## Filtro de Bloom

In [1]:
import numpy as np
import murmurhash

class FiltroBloom:  
    def __init__(self, n, m, k):  
        self.n = n
        self.m = m
        self.k = k
        self.arrbit = np.zeros(n, dtype=np.bool)

    def registra(self, s):
        for i in range(self.k):
            hv = murmurhash.mrmr.hash(s, i) % self.n 
            self.arrbit[hv] = True 

    def verifica(self, s):
        bits = np.zeros(self.k, dtype=np.bool)
        for i in range(self.k):
            hv = murmurhash.mrmr.hash(s,i) % self.n 
            bits[i] = self.arrbit[hv]
        return np.all(bits)

Para probar nuestro filtro vamos a usar una lista de URLs populares.

In [2]:
!wget https://gist.githubusercontent.com/demersdesigns/4442cd84c1cc6c5ccda9b19eac1ba52b/raw/cf06109a805b661dd12133f9aa4473435e478569/craft-popular-urls

--2024-05-04 09:22:31--  https://gist.githubusercontent.com/demersdesigns/4442cd84c1cc6c5ccda9b19eac1ba52b/raw/cf06109a805b661dd12133f9aa4473435e478569/craft-popular-urls
Resolviendo gist.githubusercontent.com (gist.githubusercontent.com)... 185.199.109.133, 185.199.110.133, 185.199.111.133, ...
Conectando con gist.githubusercontent.com (gist.githubusercontent.com)[185.199.109.133]:443... conectado.
Petición HTTP enviada, esperando respuesta... 200 OK
Longitud: 2254 (2.2K) [text/plain]
Guardando como: “craft-popular-urls.3”


2024-05-04 09:22:32 (14.0 MB/s) - “craft-popular-urls.3” guardado [2254/2254]





Leemos la lista de URLs.


In [3]:
with open('craft-popular-urls') as f:
    urls = f.read().split('\n')
print(urls)

['http://www.youtube.com', 'http://www.facebook.com', 'http://www.baidu.com', 'http://www.yahoo.com', 'http://www.amazon.com', 'http://www.wikipedia.org', 'http://www.qq.com', 'http://www.google.co.in', 'http://www.twitter.com', 'http://www.live.com', 'http://www.taobao.com', 'http://www.bing.com', 'http://www.instagram.com', 'http://www.weibo.com', 'http://www.sina.com.cn', 'http://www.linkedin.com', 'http://www.yahoo.co.jp', 'http://www.msn.com', 'http://www.vk.com', 'http://www.google.de', 'http://www.yandex.ru', 'http://www.hao123.com', 'http://www.google.co.uk', 'http://www.reddit.com', 'http://www.ebay.com', 'http://www.google.fr', 'http://www.t.co', 'http://www.tmall.com', 'http://www.google.com.br', 'http://www.360.cn', 'http://www.sohu.com', 'http://www.amazon.co.jp', 'http://www.pinterest.com', 'http://www.netflix.com', 'http://www.google.it', 'http://www.google.ru', 'http://www.microsoft.com', 'http://www.google.es', 'http://www.wordpress.com', 'http://www.gmw.cn', 'http://w

Instanciamos nuestra clase y registramos las URL

In [4]:
fb = FiltroBloom(1000, len(urls), 5)

for u in urls:
    fb.registra(u)

Deprecated in NumPy 1.20; for more details and guidance: https://numpy.org/devdocs/release/1.20.0-notes.html#deprecations
  self.arrbit = np.zeros(n, dtype=np.bool)

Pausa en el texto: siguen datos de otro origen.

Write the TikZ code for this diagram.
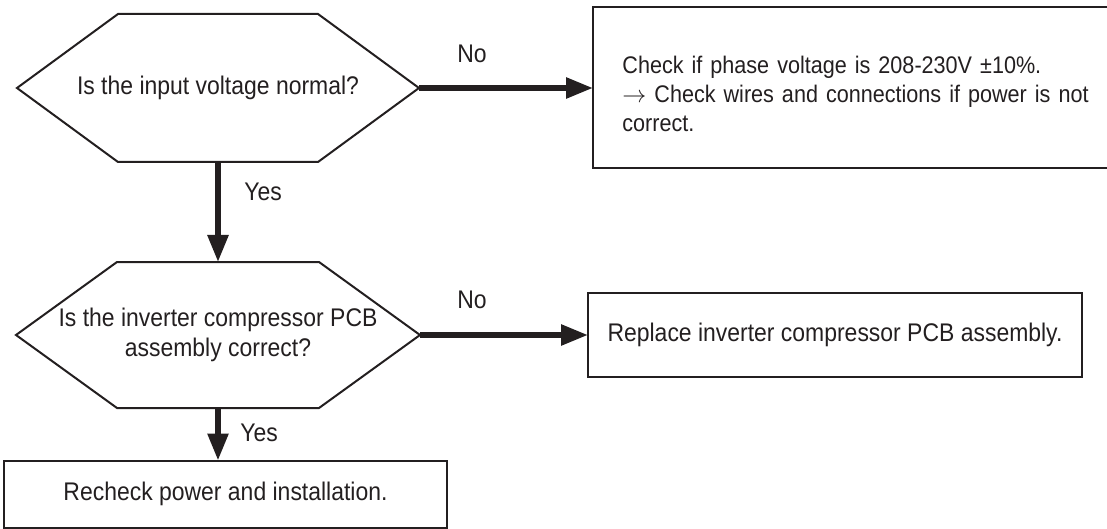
\documentclass[tikz,border=0pt]{standalone}
\usepackage{fontspec}
\setmainfont{Liberation Sans}[FakeStretch=0.9]
\usepackage{tikz}
\usetikzlibrary{arrows.meta,positioning,calc}
\definecolor{ink}{HTML}{231F20}
\tikzset{
 qnode/.style={shape=rectangle,inner sep=0pt,outer sep=0pt,align=center,
   font=\fontsize{12.75}{15}\selectfont,text=ink},
 qline/.style={draw=ink,line width=1pt,line join=miter},
 box/.style={draw=ink,line width=1pt,inner sep=0pt,outer sep=0pt,
   font=\fontsize{12.75}{15}\selectfont,text=ink},
 lbl/.style={font=\fontsize{12.75}{15}\selectfont,text=ink,inner sep=0pt},
 arrow/.style={-{Triangle[length=13.5pt,width=10pt]},line width=2.8pt,draw=ink}
}
\newcommand\hexq[2]{\draw[qline] (#1.west) -- ([xshift=#2]#1.north west)
  -- ([xshift=-#2]#1.north east) -- (#1.east) -- ([xshift=-#2]#1.south east)
  -- ([xshift=#2]#1.south west) -- cycle;}
\begin{document}
\begin{tikzpicture}[x=0.5pt,y=-0.5pt]
 \useasboundingbox (0,0) rectangle (1107,529);
 \clip (0,0) rectangle (1107,529);
 % questions
 \node[qnode,minimum width=201pt,minimum height=74pt] (volt) at (218,88) {Is the input voltage normal?};
 \node[qnode,minimum width=202pt,minimum height=73pt] (pcb) at (218,335) {Is the inverter compressor PCB\\assembly correct?};
 \hexq{volt}{50.5pt}
 \hexq{pcb}{50.5pt}
 % actions
 \node[box,anchor=north west,minimum width=300pt,minimum height=80.5pt] (phase) at (593,7) {};
 \node[lbl,anchor=base west,text width=245pt,align=left,font=\fontsize{12}{14.5}\selectfont]
   (phasetxt) at (622,74) {Check if phase voltage is 208-230V ±10\%.\\$\rightarrow$ Check wires and connections if power is not\\correct.};
 \node[box,minimum width=247pt,minimum height=42pt] (repl) at (835,335) {Replace inverter compressor PCB assembly.};
 \node[box,minimum width=221.5pt,minimum height=33.5pt] (rechk) at (225.5,494) {Recheck power and installation.};
 % connectors
 \draw[arrow] (volt.east) -- (volt.east -| phase.west);
 \draw[arrow] (volt.south) -- (pcb.north);
 \draw[arrow] (pcb.east) -- (pcb.east -| repl.west);
 \draw[arrow] (pcb.south) -- (pcb.south |- rechk.north);
 \node[lbl] (no1) at (472,54) {No};
 \node[lbl] (yes1) at (263,192) {Yes};
 \node[lbl] (no2) at (472,300) {No};
 \node[lbl] (yes2) at (259,433) {Yes};
\end{tikzpicture}
\end{document}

Revisamos cómo queda el arreglo de bits después de registrar todos los elementos

In [5]:
print(u'Proporción de bits distintos a 0 = {0}'.format(fb.arrbit.nonzero()[0].size / fb.arrbit.size))

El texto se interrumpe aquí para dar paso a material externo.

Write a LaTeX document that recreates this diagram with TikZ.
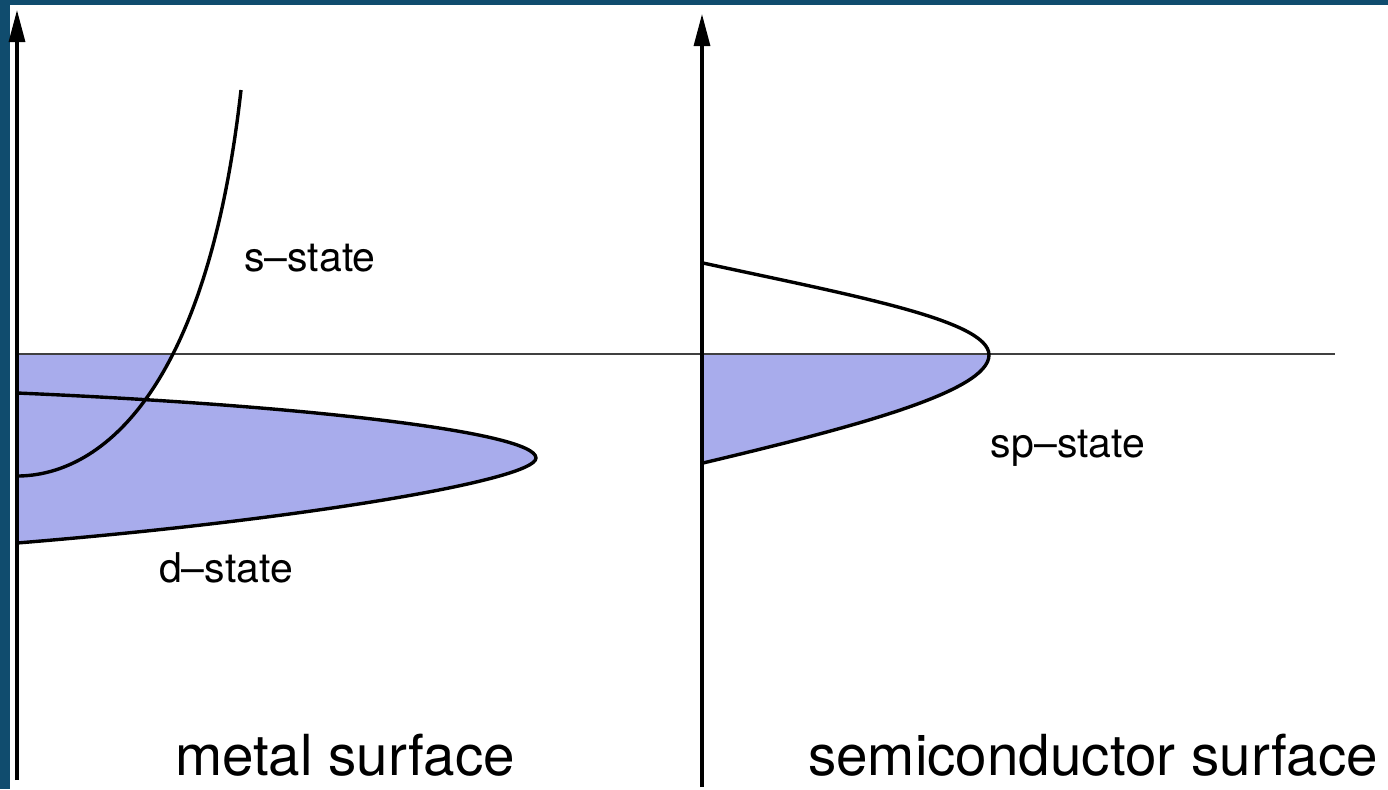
\documentclass[tikz,border=0pt]{standalone}
\usepackage{fontspec}
\setmainfont{TeX Gyre Heros}
\usepackage{xcolor}
\usepackage{tikz}
\usetikzlibrary{arrows.meta}
\definecolor{frameblue}{RGB}{16,76,110}
\definecolor{occupied}{RGB}{168,172,236}

\begin{document}
\begin{tikzpicture}[x=0.5pt, y=-0.5pt]
    % Define styles
    \tikzstyle{axis} = [line width=1.6pt, -{Triangle[length=16pt, width=8pt]}]
    \tikzstyle{dos} = [line width=1.7pt, line join=round]
    \tikzstyle{fermi} = [line width=1pt, black!75]
    \tikzstyle{statelabel} = [font=\fontsize{20.5}{24}\selectfont, anchor=base, inner sep=0pt]
    \tikzstyle{caption} = [font=\fontsize{28.3}{34}\selectfont, anchor=base, inner sep=0pt]

    % Frame
    \useasboundingbox (0,0) rectangle (1388,789);
    \fill[frameblue] (0,0) rectangle (1388,789);
    \fill[white] (10,5) rectangle (1388,789);

    % Occupied states, metal
    \begin{scope}
        \clip (0,354) rectangle (700,789);
        \fill[occupied] (17,476) .. controls (95,476) and (206,402) .. (241,90) -- (17,90) -- cycle;
    \end{scope}
    \fill[occupied] (17,393) .. controls (300,405) and (536,432) .. (536,458)
        .. controls (536,480) and (300,520) .. (17,543) -- cycle;

    % Occupied states, semiconductor
    \fill[occupied] (703,355) -- (989,355) .. controls (989,392) and (850,428) .. (703,463) -- cycle;

    % Fermi level
    \draw[fermi] (17,354) -- (1335,354);

    % d-state
    \draw[dos] (17,393) .. controls (300,405) and (536,432) .. (536,458)
        .. controls (536,480) and (300,520) .. (17,543);

    % s-state
    \draw[dos] (17,476) .. controls (95,476) and (206,402) .. (241,90);

    % sp-state
    \draw[dos] (703,263) .. controls (850,295) and (989,320) .. (989,355)
        .. controls (989,392) and (850,428) .. (703,463);

    % Axes
    \draw[axis] (17,780) -- (17,10);
    \draw[axis] (702,787) -- (702,14);

    % Labels
    \node[statelabel] (slabel) at (310,271) {s--state};
    \node[statelabel] (dlabel) at (226,582) {d--state};
    \node[statelabel] (splabel) at (1068,457) {sp--state};
    \node[caption] (metal) at (345,775) {metal surface};
    \node[caption] (semi) at (1093,775) {semiconductor surface};

\end{tikzpicture}
\end{document}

Proporción de bits distintos a 0 = 0.39


Verificamos algunas URL

In [6]:
print(fb.verifica('http://www.youtube.com'))
print(fb.verifica('http://www.facebook.com'))
print(fb.verifica('http://www.yahoo.com'))
print(fb.verifica('http://www.amazon.com'))
print(fb.verifica('http://www.wikipedia.org'))
print(fb.verifica('http://www.baidu.com'))
print(fb.verifica('http://www.twitter.com'))
print(fb.verifica('http://www.unam.mx'))
print(fb.verifica('http://www.twitter.com/'))
print(fb.verifica('https://www.twitter.com'))
print(fb.verifica('https://www.twitter.com/'))

True
True
True
True
True
True
True
False
False
True
False


Deprecated in NumPy 1.20; for more details and guidance: https://numpy.org/devdocs/release/1.20.0-notes.html#deprecations
  bits = np.zeros(self.k, dtype=np.bool)


## Ejercicio


    Explora distintos valores de hiperparámetros
    Cambia la función hash de la clase